Pierre et Gilles - Les couleurs du temps
de Édouard Louis, Paul. B Preciado

critiqué par JPGP, le 14 janvier 2023
( - 77 ans)


La note:  étoiles
Pierre et Gilles engagés
La traversée du miroir (souvent narcissique) de Pierre et Gilles possède un rapport particulier au langage plastique et parfois à l'époque comme le prouve leur dernier livre chez Templon. Par celui-là tout se passe. Les interpellations iconographiques montrent comment l’échange fonctionne selon divers registres entre l'époque et les deux artistes.

Ils montrent aussi la perception de l’autre, du différent . Toutefois ce nouveau livre se veut un rien (voire plus) historique, politique et archiviste.
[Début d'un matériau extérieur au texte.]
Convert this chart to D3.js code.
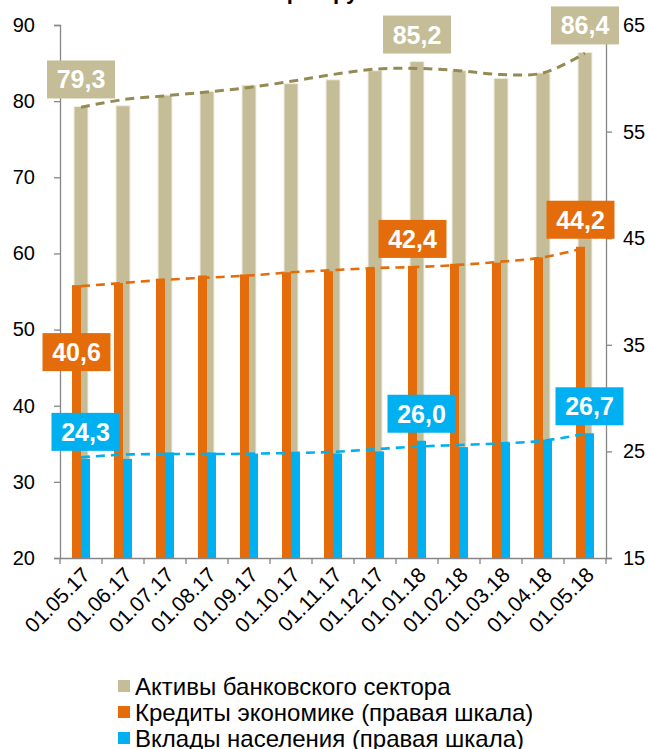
<!DOCTYPE html>
<html>
<head>
<meta charset="utf-8">
<script src="https://cdn.jsdelivr.net/npm/d3@7"></script>
<style>
  body { margin: 0; background: #fff; }
  text { font-family: "Liberation Sans", Arial, sans-serif; }
</style>
</head>
<body>
<div class="chart"></div>
<script>
const width = 648;
const height = 749;

// data
const dates = ["01.05.17", "01.06.17", "01.07.17", "01.08.17", "01.09.17", "01.10.17", "01.11.17",
               "01.12.17", "01.01.18", "01.02.18", "01.03.18", "01.04.18", "01.05.18"];
const assets = [79.3, 79.4, 80.8, 81.3, 82.1, 82.3, 82.8, 84.0, 85.2, 84.0, 83.0, 83.7, 86.4];
const credits = [40.6, 40.8, 41.2, 41.5, 41.6, 41.8, 41.9, 42.2, 42.4, 42.6, 42.7, 43.2, 44.2];
const deposits = [24.3, 24.3, 24.9, 24.9, 24.8, 24.8, 24.8, 25.0, 26.0, 25.4, 25.8, 26.1, 26.7];
// trend lines (dashed)
const assetsTrend = [79.2, 80.2, 80.7, 81.2, 81.8, 82.6, 83.5, 84.2, 84.3, 84.0, 83.5, 83.7, 86.3];
const creditsTrend = [40.5, 40.8, 41.1, 41.3, 41.5, 41.8, 42.0, 42.2, 42.3, 42.5, 42.8, 43.2, 44.1];
const depositsTrend = [24.45, 24.7, 24.75, 24.75, 24.78, 24.85, 24.95, 25.2, 25.45, 25.6, 25.75, 26.0, 26.65];
const leftTicks = [20, 30, 40, 50, 60, 70, 80, 90];
const rightTicks = [15, 25, 35, 45, 55, 65];
const labelIdx = [0, 8, 12];
const legendNames = ["Активы банковского сектора", "Кредиты экономике (правая шкала)", "Вклады населения (правая шкала)"];
const titleText = "трлн руб.";

const colTan = "#c4bd97", colOrange = "#e46c0a", colBlue = "#00b0f0";
const colTanLine = "#948a54", colAxis = "#868686";

let svg = d3.select(".chart")
    .append("svg")
    .attr("width", width)
    .attr("height", height);

const mLeft = 60, mRight = 606, mTop = 25, mBottom = 558;

let x = d3.scaleBand().domain(dates).range([mLeft, mRight]);
let yL = d3.scaleLinear().domain([20, 90]).range([mBottom, mTop]);
let yR = d3.scaleLinear().domain([15, 65]).range([mBottom, mTop]);
const bw = x.bandwidth();
let x1 = d3.scaleBand().domain(["cr", "dep"]).range([bw / 2 - 9, bw / 2 + 9]);
const cx = d => x(d) + bw / 2;

// title (cut off above the picture, only descenders show)
svg.append("text")
    .attr("x", 327).attr("y", -1)
    .attr("text-anchor", "middle")
    .style("font-size", "22px").style("font-weight", "bold")
    .text(titleText);

// asset bars (left axis)
svg.selectAll(".tan")
    .data(assets)
    .enter().append("rect")
    .attr("x", (d, i) => cx(dates[i]) - 7)
    .attr("width", 14)
    .attr("y", d => yL(d))
    .attr("height", d => mBottom - yL(d))
    .attr("fill", colTan)
    .attr("stroke", "#f1eee4").attr("stroke-width", 1);

// credits and deposits (right axis)
svg.selectAll(".cr")
    .data(credits)
    .enter().append("rect")
    .attr("x", (d, i) => x(dates[i]) + x1("cr"))
    .attr("width", x1.bandwidth())
    .attr("y", d => yR(d))
    .attr("height", d => mBottom - yR(d))
    .attr("fill", colOrange);

svg.selectAll(".dep")
    .data(deposits)
    .enter().append("rect")
    .attr("x", (d, i) => x(dates[i]) + x1("dep"))
    .attr("width", x1.bandwidth())
    .attr("y", d => yR(d))
    .attr("height", d => mBottom - yR(d))
    .attr("fill", colBlue);

// axes
let axL = svg.append("g").attr("transform", `translate(${mLeft},0)`)
    .call(d3.axisLeft(yL).tickValues(leftTicks).tickSize(6).tickPadding(19).tickFormat(d3.format("d")));
let axR = svg.append("g").attr("transform", `translate(${mRight},0)`)
    .call(d3.axisRight(yR).tickValues(rightTicks).tickSize(6).tickPadding(11).tickFormat(d3.format("d")));
let axB = svg.append("g").attr("transform", `translate(0,${mBottom})`)
    .call(d3.axisBottom(x).tickSize(0).tickFormat(""));
[axL, axR, axB].forEach(a => {
    a.select(".domain").attr("stroke", colAxis).attr("stroke-width", 1.3);
    a.selectAll(".tick line").attr("stroke", colAxis).attr("stroke-width", 1.3);
    a.selectAll("text").attr("fill", "#000").style("font-size", "20px")
        .style("font-family", "'Liberation Sans', Arial, sans-serif");
});
// category boundary ticks
axB.selectAll(".btick")
    .data(dates.concat(["end"]))
    .enter().append("line")
    .attr("x1", (d, i) => i < dates.length ? x(d) : mRight)
    .attr("x2", (d, i) => i < dates.length ? x(d) : mRight)
    .attr("y1", 0).attr("y2", 6)
    .attr("stroke", colAxis).attr("stroke-width", 1.3);
// rotated date labels
svg.selectAll(".xlab")
    .data(dates)
    .enter().append("text")
    .attr("transform", d => `translate(${cx(d) + 5},${mBottom + 13}) rotate(-45)`)
    .attr("text-anchor", "end")
    .attr("dy", "0.35em")
    .style("font-size", "21px")
    .text(d => d);

// dashed trend lines
const trends = [
    {vals: assetsTrend, y: yL, color: colTanLine, w: 3},
    {vals: creditsTrend, y: yR, color: colOrange, w: 2.6},
    {vals: depositsTrend, y: yR, color: colBlue, w: 2.6}
];
trends.forEach(t => {
    let line = d3.line()
        .x((d, i) => cx(dates[i]))
        .y(d => t.y(d))
        .curve(d3.curveCatmullRom);
    svg.append("path")
        .datum(t.vals)
        .attr("d", line)
        .attr("fill", "none")
        .attr("stroke", t.color)
        .attr("stroke-width", t.w)
        .attr("stroke-dasharray", "9,6");
});

// value labels
const fmt = v => d3.format(".1f")(v).replace(".", ",");
const labelSets = [
    {vals: assets, y: yL, color: colTan, xc: i => cx(dates[i])},
    {vals: credits, y: yR, color: colOrange, xc: i => x(dates[i]) + x1("cr") + x1.bandwidth() / 2},
    {vals: deposits, y: yR, color: colBlue, xc: i => x(dates[i]) + x1("dep") + x1.bandwidth() / 2}
];
labelSets.forEach((s, k) => {
    labelIdx.forEach(i => {
        let yc = s.y(s.vals[i]) - 27;
        if (k === 1 && i === 0) yc = s.y(s.vals[i]) + 67;
        let g = svg.append("g").attr("transform", `translate(${s.xc(i)},${yc})`);
        g.append("rect")
            .attr("x", -34).attr("y", -19)
            .attr("width", 68).attr("height", 38)
            .attr("fill", s.color);
        g.append("text")
            .attr("text-anchor", "middle")
            .attr("dy", "0.36em")
            .attr("fill", "#fff")
            .style("font-size", "25px").style("font-weight", "bold")
            .text(fmt(s.vals[i]));
    });
});

// legend
const legColors = [colTan, colOrange, colBlue];
let leg = svg.selectAll(".leg")
    .data(legendNames)
    .enter().append("g")
    .attr("transform", (d, i) => `translate(118,${686 + i * 26})`);
leg.append("rect")
    .attr("x", 0).attr("y", -6)
    .attr("width", 12).attr("height", 12)
    .attr("fill", (d, i) => legColors[i]);
leg.append("text")
    .attr("x", 17)
    .attr("dy", "0.36em")
    .style("font-size", "24px")
    .text(d => d);
</script>
</body>
</html>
Pierre et Gilles deviennent des artistes engagés car avec "Les couleurs du temps" dont les portraits entre peinture et photographie, dévoile une qui témoigne des contradictions de notre époque.
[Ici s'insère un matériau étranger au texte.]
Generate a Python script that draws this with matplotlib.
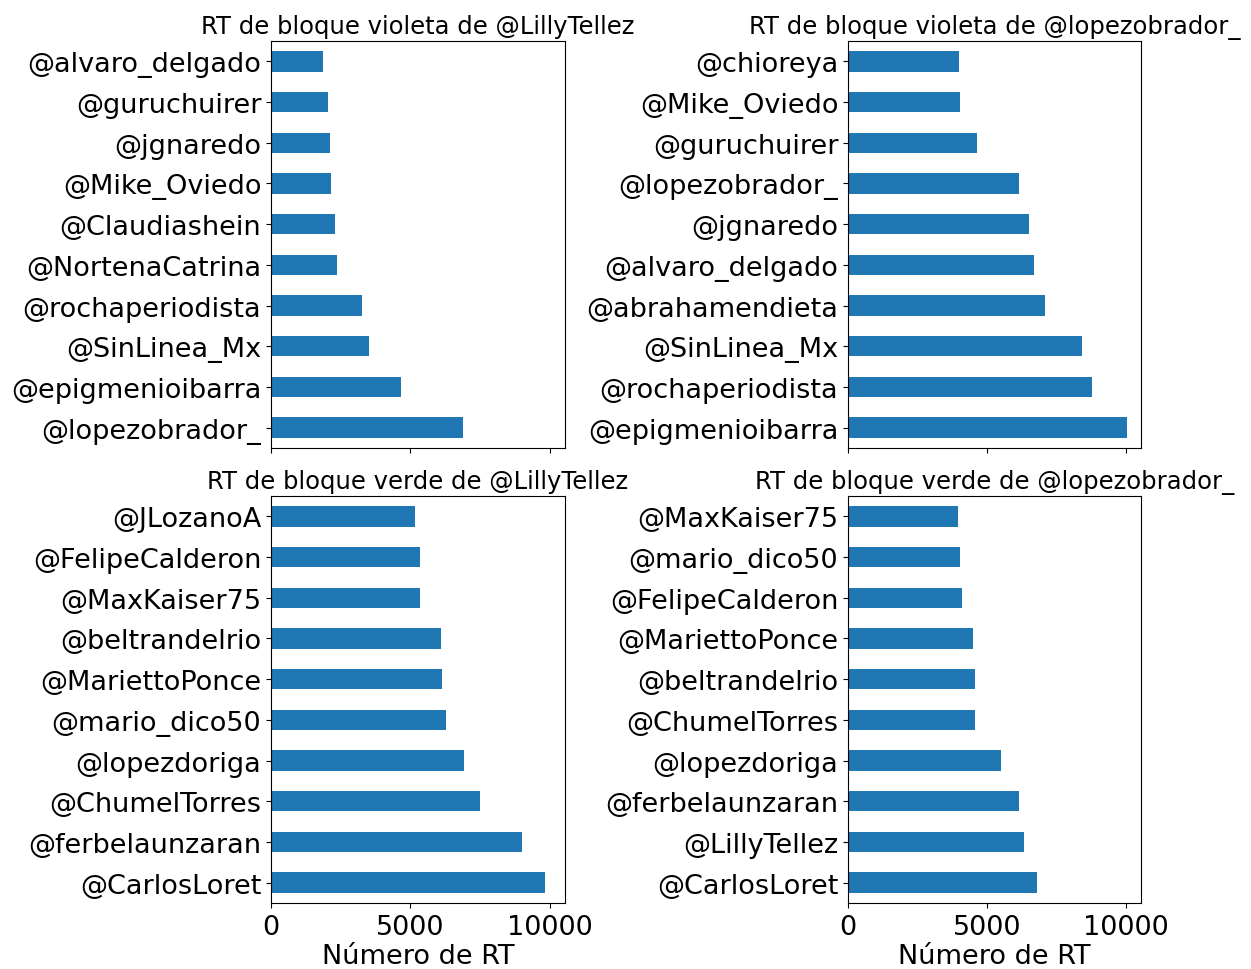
import matplotlib
matplotlib.use("Agg")
import matplotlib.pyplot as plt
import numpy as np

# listas de abajo hacia arriba (como salen de value_counts + barh)
violeta_lilly = ['@lopezobrador_', '@epigmenioibarra', '@SinLinea_Mx', '@rochaperiodista',
                 '@NortenaCatrina', '@Claudiashein', '@Mike_Oviedo', '@jgnaredo',
                 '@guruchuirer', '@alvaro_delgado']
violeta_lilly_n = [6876, 4656, 3528, 3276, 2352, 2292, 2136, 2100, 2040, 1848]

violeta_amlo = ['@epigmenioibarra', '@rochaperiodista', '@SinLinea_Mx', '@abrahamendieta',
                '@alvaro_delgado', '@jgnaredo', '@lopezobrador_', '@guruchuirer',
                '@Mike_Oviedo', '@chioreya']
violeta_amlo_n = [10040, 8782, 8433, 7098, 6701, 6508, 6159, 4632, 4030, 3982]

verde_lilly = ['@CarlosLoret', '@ferbelaunzaran', '@ChumelTorres', '@lopezdoriga',
               '@mario_dico50', '@MariettoPonce', '@beltrandelrio', '@MaxKaiser75',
               '@FelipeCalderon', '@JLozanoA']
verde_lilly_n = [9840, 9000, 7512, 6924, 6276, 6132, 6084, 5340, 5340, 5148]

verde_amlo = ['@CarlosLoret', '@LillyTellez', '@ferbelaunzaran', '@lopezdoriga',
              '@ChumelTorres', '@beltrandelrio', '@MariettoPonce', '@FelipeCalderon',
              '@mario_dico50', '@MaxKaiser75']
verde_amlo_n = [6809, 6316, 6159, 5522, 4583, 4583, 4487, 4090, 4042, 3946]

titulos = ['RT de bloque violeta de @LillyTellez', 'RT de bloque violeta de @lopezobrador_',
           'RT de bloque verde de @LillyTellez', 'RT de bloque verde de @lopezobrador_']

W, H = 1251, 970
fig = plt.figure(figsize=(W/100, H/100), dpi=100)

def box(l, r, t, b):
    return [l/W, 1 - b/H, (r - l)/W, (b - t)/H]

ax1 = fig.add_axes(box(271, 565, 42, 449))
ax2 = fig.add_axes(box(848, 1141, 42, 449), sharex=ax1)
ax3 = fig.add_axes(box(271, 565, 497, 904), sharex=ax1)
ax4 = fig.add_axes(box(848, 1141, 497, 904), sharex=ax1)

datos = [(violeta_lilly, violeta_lilly_n), (violeta_amlo, violeta_amlo_n),
         (verde_lilly, verde_lilly_n), (verde_amlo, verde_amlo_n)]

fs = 19.5
for ax, (nombres, n), tit in zip([ax1, ax2, ax3, ax4], datos, titulos):
    y = np.arange(len(nombres))
    ax.barh(y, n, height=0.5, color='#1f77b4')
    ax.set_yticks(y)
    ax.set_yticklabels(nombres, fontsize=fs)
    ax.set_ylim(-0.5, len(nombres) - 0.5)
    ax.tick_params(axis='x', labelsize=fs, pad=4.5)
    ax.set_title(tit, fontsize=17.5, pad=6)

ax1.set_xlim(0, 10040*1.05)
for ax in [ax1, ax2]:
    ax.tick_params(axis='x', labelbottom=False)
for ax in [ax3, ax4]:
    ax.set_xlabel('Número de RT', fontsize=fs, labelpad=2)

fig.savefig('out.png', dpi=100)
Existe une courte série en hommage à l’Ukraine. "La Liberté" ou "La Guerre du blé" mettent en scène avec pudeur de jeunes Ukrainiens pleurant l’innocence et la paix perdues. Face à eux, un autoportrait masqué des artistes posant accroupis invite à veiller ensemble un univers en pleine déliquescence.

Mais le contenu est bien plus que politique. Il garde une autre ambition. Elle met au premier plan divers types de corsetages au nom de refoulés qui redeviennent monnaie courante et contre lesquels les artistes luttent en transformant certaines données immédiates de l'inconscience sourde et rampante.

Les artistes interprètent donc ce monde, le réinterprètent lorsque l’amour (celui qui ne souffre pas de castes) est en jeu. Le sentiment complexe et polymorphe n’est donc pas seulement montré en images mais concepts jusqu’à émettre l’hypothèse d’"un nouvel amour" comme disait Rimbaud et pour changer nos têtes.